Renshaw turned on the machine. It made a whirring motion, and hummed. After a minute of graceful motion, excited conversation rose from the crowd of observers.

Wally put a finger in the air, silencing everyone. “The ductal tract program cannot handle the streptothricosis of sunlight,” said Madhavani with quiet assurance. “Give it another minute to overheat.”

A tense silence settled on the demonstration, gazes fixed, ears tuned to a low hum. Faintly at first, a whispering beat developed. Thumping began to build, growing too loud to ignore, ta-pocketa-pocketa-pocketa…

Captain Scrutiny had heard enough. “It seems,” declared Madhavani dryly, “that your inventive team needs a little adult supervision.” Laughter mixed with angry voices drowned out Crenshaw’s anguished groan…

Katie found Captain Scrutiny leaning back in his chair the next morning, as if the chair was closing in on him. Two empty cans of Red Bull and a half-eaten bag of Doritos lay on the desk. Katie glanced worriedly at him as she sat. “Were you here all night?” Wally grinned with a fleeting affirmative smile.

They began where they had left off. Berg and the Commander barked at each other, and the engines went ta-pocketa-packeta-pocketa. Wally had a new maneuver for the captain, who removed a pen from his pocket. The captain inspected the pen, and then he tapped the power dial eight times in a cadence resembling Beethoven’s Fifth. The engines purred again.

Katie sat up, her mouth slightly agape. It was an unscripted ad-lib, but she could sell it.

“That’s good. The online blogs will obsess over that.”

“Just an old magic trick,” answered Wally with quiet assurance.

“Make it the general solution for failing engines.”

Berg moved next. He found the overshoes in the corner of the boat. Katie studied their design as Berg put them on. “Those look very stylish,” she remarked with approval.

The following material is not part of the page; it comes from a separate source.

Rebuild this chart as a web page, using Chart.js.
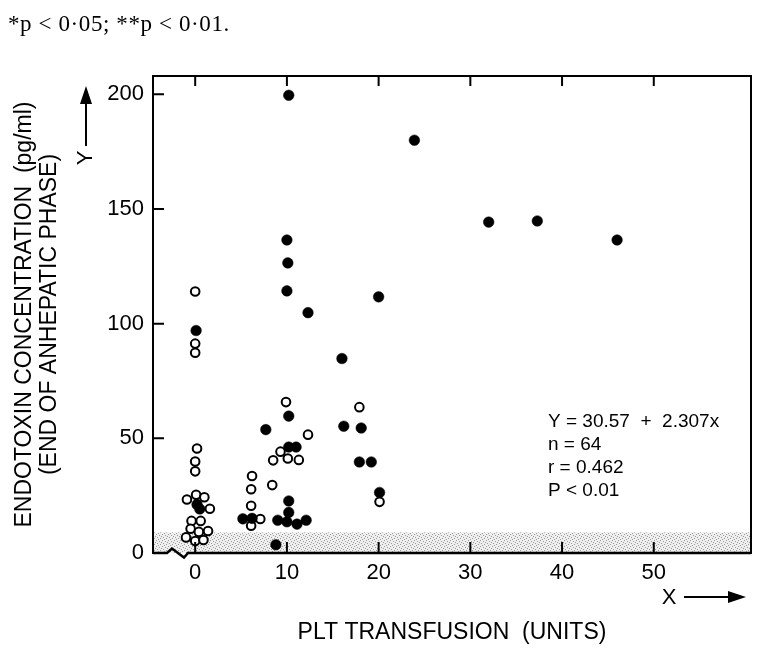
<!DOCTYPE html>
<html><head><meta charset="utf-8">
<script src="https://cdn.jsdelivr.net/npm/chart.js@4"></script>
<style>html,body{margin:0;padding:0;background:#fff}</style>
</head><body>
<canvas id="c" width="762" height="649"></canvas>
<script>
// ---- data ----
const X_TICKS = [0, 10, 20, 30, 40, 50];
const Y_TICKS = [0, 50, 100, 150, 200];
const filledX = [0.1, 0.2, 0.5,
  10.2, 10.0, 10.1, 10.0, 12.3, 10.2, 7.7, 10.2, 11.0, 5.2, 6.2, 10.2, 10.2, 9.0, 10.0, 11.1, 12.1, 8.8,
  16.0, 16.2, 18.1, 17.9, 19.2, 20.1, 20.0,
  23.9, 32.0, 37.3, 46.0];
const filledY = [97, 21.2, 19.2,
  199.6, 136.5, 126.5, 114.3, 104.8, 59.7, 53.8, 46.2, 46.2, 14.9, 15.1, 22.7, 17.7, 14.3, 13.6, 12.6, 14.3, 3.6,
  84.8, 55.3, 54.5, 39.7, 39.7, 26.4, 111.7,
  180, 144.3, 144.8, 136.5];
const openX = [0.0, 0.0, 0.0, 0.2, 0.0, 0.0, -0.9, 0.1, 1.0, 1.6, -0.4, 0.6, -0.5, 0.4, 1.4, -1.0, 0.0, 0.9,
  9.9, 12.3, 9.3, 8.5, 10.1, 11.3, 6.2, 6.1, 8.4, 6.1, 7.1, 6.1,
  17.9, 20.1];
const openY = [114, 91.3, 87.3, 45.6, 39.9, 35.6, 23.3, 25.4, 24.3, 19.3, 14, 14, 10.6, 9.2, 9.6, 6.8, 5.2, 5.7,
  65.8, 51.6, 44.2, 40.4, 41.2, 40.6, 33.6, 27.8, 29.6, 20.6, 14.8, 11.9,
  63.6, 22.3];
const SHADE_MAX = 9;
const NOTE_LINES = ["Y = 30.57  +  2.307x", "n = 64", "r = 0.462", "P < 0.01"];
const HEADER = "*p < 0\u00b705; **p < 0\u00b701.";
const X_TITLE = "PLT TRANSFUSION  (UNITS)";
const Y_TITLE = ["ENDOTOXIN CONCENTRATION  (pg/ml)", "(END OF ANHEPATIC PHASE)"];

const pts = (xs, ys) => xs.map((v, i) => ({x: v, y: ys[i]}));

// stipple pattern for the shaded band
const pc = document.createElement('canvas'); pc.width = 6; pc.height = 6;
const pctx = pc.getContext('2d');
pctx.fillStyle = '#efefef'; pctx.fillRect(0, 0, 6, 6);
pctx.fillStyle = '#9a9a9a';
[[0,0],[3,1],[1,3],[4,4],[2,5],[5,2]].forEach(([a,b]) => pctx.fillRect(a, b, 1, 1));

const deco = {
  id: 'deco',
  beforeDatasetsDraw(chart) {
    const {ctx, chartArea: a, scales: {y}} = chart;
    const yb = y.getPixelForValue(SHADE_MAX);
    ctx.save();
    ctx.fillStyle = ctx.createPattern(pc, 'repeat');
    ctx.fillRect(a.left, yb, a.right - a.left, a.bottom - yb);
    ctx.restore();
  },
  afterDatasetsDraw(chart) {
    const {ctx, chartArea: a, scales: {x, y}} = chart;
    ctx.save();
    ctx.strokeStyle = '#000';
    ctx.lineWidth = 2;
    ctx.lineCap = 'square';
    ctx.beginPath();
    ctx.moveTo(a.left, a.bottom); ctx.lineTo(a.left, a.top);
    ctx.lineTo(a.right, a.top); ctx.lineTo(a.right, a.bottom);
    ctx.stroke();
    // bottom with axis break
    ctx.lineWidth = 2.5;
    ctx.lineCap = 'butt';
    ctx.beginPath();
    ctx.moveTo(a.left, a.bottom); ctx.lineTo(167, a.bottom);
    ctx.lineTo(172, a.bottom - 4.5); ctx.lineTo(184, a.bottom + 4.5); ctx.lineTo(188, a.bottom);
    ctx.lineTo(a.right, a.bottom);
    ctx.stroke();
    // inward ticks
    ctx.lineWidth = 2;
    ctx.beginPath();
    X_TICKS.forEach(v => {
      const px = x.getPixelForValue(v);
      ctx.moveTo(px, a.bottom); ctx.lineTo(px, a.bottom - 11);
      ctx.moveTo(px, a.top); ctx.lineTo(px, a.top + 10);
    });
    Y_TICKS.forEach(v => {
      if (v === 0) return;
      const py = y.getPixelForValue(v);
      ctx.moveTo(a.left, py); ctx.lineTo(a.left + 11, py);
    });
    ctx.stroke();
    ctx.restore();
  },
  afterDraw(chart) {
    const {ctx} = chart;
    ctx.save();
    ctx.fillStyle = '#000';
    ctx.strokeStyle = '#000';
    // header
    ctx.font = '23px "Liberation Serif"';
    ctx.textBaseline = 'alphabetic';
    ctx.textAlign = 'left';
    ctx.letterSpacing = '0.6px';
    ctx.fillText(HEADER, 8, 31);
    ctx.letterSpacing = '0px';
    // regression note
    ctx.font = '19px "Liberation Sans"';
    const base = [426.5, 449.7, 472.9, 496];
    NOTE_LINES.forEach((t, i) => ctx.fillText(t, 548, base[i]));
    // X arrow
    ctx.font = '22px "Liberation Sans"';
    ctx.textAlign = 'center'; ctx.textBaseline = 'middle';
    ctx.fillText('X', 669, 598);
    ctx.lineWidth = 2;
    ctx.beginPath(); ctx.moveTo(684, 597); ctx.lineTo(732, 597); ctx.stroke();
    ctx.beginPath(); ctx.moveTo(746, 597); ctx.lineTo(728, 591); ctx.lineTo(728, 603); ctx.closePath(); ctx.fill();
    // Y arrow
    ctx.save();
    ctx.translate(86, 158); ctx.rotate(-Math.PI / 2);
    ctx.fillText('Y', 0, 0);
    ctx.restore();
    ctx.beginPath(); ctx.moveTo(86, 146); ctx.lineTo(86, 100); ctx.stroke();
    ctx.beginPath(); ctx.moveTo(86, 86); ctx.lineTo(80, 104); ctx.lineTo(92, 104); ctx.closePath(); ctx.fill();
    ctx.restore();
  }
};

Chart.defaults.font.family = '"Liberation Sans", Arial, sans-serif';
Chart.defaults.color = '#000';

new Chart(document.getElementById('c'), {
  type: 'scatter',
  data: {
    datasets: [
      { label: 'filled', data: pts(filledX, filledY), pointRadius: 5.3, pointHoverRadius: 5.3,
        backgroundColor: '#000', borderColor: '#000', borderWidth: 0.5 },
      { label: 'open', data: pts(openX, openY), pointRadius: 4.3, pointHoverRadius: 4.3,
        backgroundColor: '#fff', borderColor: '#000', borderWidth: 2 }
    ]
  },
  options: {
    responsive: false,
    devicePixelRatio: 1,
    animation: false,
    layout: { padding: { left: 0, top: 76, right: 11, bottom: 0 } },
    plugins: { legend: { display: false }, tooltip: { enabled: false } },
    scales: {
      x: {
        type: 'linear', min: -4.6, max: 60.6,
        grid: { display: false, drawTicks: false },
        border: { display: false },
        afterBuildTicks: s => { s.ticks = X_TICKS.map(v => ({value: v})); },
        afterFit: s => { s.height = 96; },
        ticks: { padding: 7, font: { size: 22 }, color: '#000' },
        title: { display: true, text: X_TITLE, font: { size: 23 }, color: '#000', padding: { top: 0, bottom: 3 } }
      },
      y: {
        type: 'linear', min: 0, max: 208,
        grid: { display: false, drawTicks: false },
        border: { display: false },
        afterBuildTicks: s => { s.ticks = Y_TICKS.map(v => ({value: v})); },
        afterFit: s => { s.width = 153; },
        ticks: { padding: 9, font: { size: 22 }, color: '#000' },
        title: { display: true, text: Y_TITLE, font: { size: 23, lineHeight: 1.08 }, color: '#000', padding: { top: 12, bottom: 0 } }
      }
    }
  },
  plugins: [deco]
});
</script>
</body></html>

The vehicle came to rest at the dock. A virtual ripple on the water momentarily entranced Katie until the puppy’s bark startled her. The captain threw the trusty hound a biscuit. The dog acquired a slight red glow as it jumped onto the dock.

“Hey, that’s a biscuit, not a bone…”

Wally put a finger in the air, quieting her. “It needed more appealing iconography. Give it another minute.”

Berg and the commander followed their puppy, acquiring a similar glow as they left the ship. They walked to the shack. A slight rain fell, rain with sleet in it. The commander stood up against a wall, took out a cigarette and lit it. Katie felt seduced, but duty tugged at her. “That looks good, but parental groups will not like the tobacco—”

She stopped in midsentence, and her opposition melted. Six enemy soldiers jumped from behind the shack, pointing guns at the two men and their dog. A handkerchief was given to the Commander for his execution. “How will they escape?” she whispered excitedly.

“They are safe. Berg put on the magic overshoes. The Commander showed kindness to his puppy, so the dog’s magic shield protects him.”

The Commander put his shoulder back and his heels together. “To hell with the handkerchief,” said Wally Madvahani scornfully, lip-syncing the Commander… He took one last drag on his cigarette and snapped it away. Then, with that faint, fleeting smile playing about his lips, he faced the firing squad; erect and motionless, proud and disdainful, Wally Madhavani the Undefeated, inscrutable to the last.